Mathias Gaunard wrote:
> Le 05/07/2010 18:48, Bo Persson wrote:
>
>> You can, but you should specialize on the third parameter, if you
>> want to treat chars differently than default.
>>
>> A codecvt<char, char, my_state_t> could easily do any kind of
>> conversions you need.
>
> I don't particularly need state, what I would like is to be able to
> use the right character types rather than wide characters, which are
> implementation-specific.

You mean the implementation doesn't provide the right character types?
:-)

The third parameter is there so you can specialize the use of chars,
other that the default implementation's. The codecvt<char, char,
mbstate_t> does what is "standard" on the platform.
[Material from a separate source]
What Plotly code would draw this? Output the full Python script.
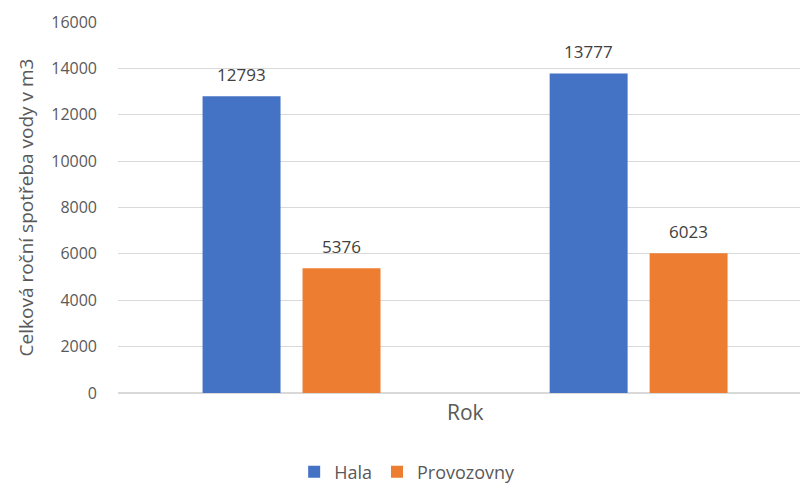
import plotly.graph_objects as go

# Two yearly groups, each with consumption for the hall and the workshops
groups = [0, 1]
hala = [12793, 13777]
provozovny = [5376, 6023]
series_names = ["Hala", "Provozovny"]
y_ticks = [0, 2000, 4000, 6000, 8000, 10000, 12000, 14000, 16000]

FONT = "Open Sans, Noto Sans, sans-serif"
GREY = "#595959"
BAR_OFFSET = 0.144  # half the distance between the two bar centres within a group

fig = go.Figure()
annotations = []
for k, (name, vals, color) in enumerate([(series_names[0], hala, "#4472C4"),
                                         (series_names[1], provozovny, "#ED7D31")]):
    fig.add_trace(go.Bar(
        x=groups, y=vals, name=name,
        marker=dict(color=color, line=dict(width=0)),
    ))
    shift = -BAR_OFFSET if k == 0 else BAR_OFFSET
    for g, v in zip(groups, vals):
        annotations.append(dict(
            x=g + shift, y=v, xref="x", yref="y", text=str(v), showarrow=False,
            yshift=22, xanchor="center", yanchor="middle",
            font=dict(family=FONT, size=17, color="#404040"),
        ))

annotations.append(dict(text="Rok", xref="paper", yref="paper",
                        x=(465 - 118) / 682, y=-19 / 371, xanchor="center", yanchor="middle",
                        showarrow=False, font=dict(family=FONT, size=21, color=GREY)))

fig.update_layout(
    width=800, height=483,
    margin=dict(l=118, r=0, t=22, b=90, autoexpand=False),
    paper_bgcolor="white", plot_bgcolor="white",
    barmode="group", bargap=0.424, bargroupgap=0.22,
    font=dict(family=FONT, color=GREY),
    showlegend=True,
    legend=dict(orientation="h", x=0.424, xanchor="center", y=-0.213, yanchor="middle",
                font=dict(family=FONT, size=18, color=GREY), itemwidth=30,
                traceorder="normal"),
    xaxis=dict(range=[-0.5, 1.465], showticklabels=False, showgrid=False,
               zeroline=False, showline=False, ticks=""),
    yaxis=dict(range=[0, 16000], tickvals=y_ticks, ticktext=[str(t) for t in y_ticks],
               showgrid=True, gridcolor="#d9d9d9", gridwidth=1,
               zeroline=True, zerolinecolor="#d9d9d9", zerolinewidth=2,
               tickfont=dict(family=FONT, size=16, color=GREY), ticks="",
               ticklabelstandoff=20,
               title=dict(text="Celková roční spotřeba vody v m3",
                          font=dict(family=FONT, size=19, color=GREY), standoff=12)),
    annotations=annotations,
)

fig.write_html("out.html")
If you want
something else, you need a codecvt<char, char, non_std_state_t>, even
if you don't use the state variable passed to your codecvt<>. The
standard codecvt<> doesn't use it either.

>
> Also it doesn't seem states other than mbstate_t can be used by
> filebufs.

It should work, but perhaps not the most tested part on a standard
library.

The filebuf (basic_filebuf, that is) is templated on char and
std::char_traits<char>. Again, if you want something other that
default, you need basic_filebuf<char, non_std_char_traits<char>>.

With the current standard you only have char and wchar_t. You could
perhaps use some other int types as characters, but will then run into
problems like having no string literals available.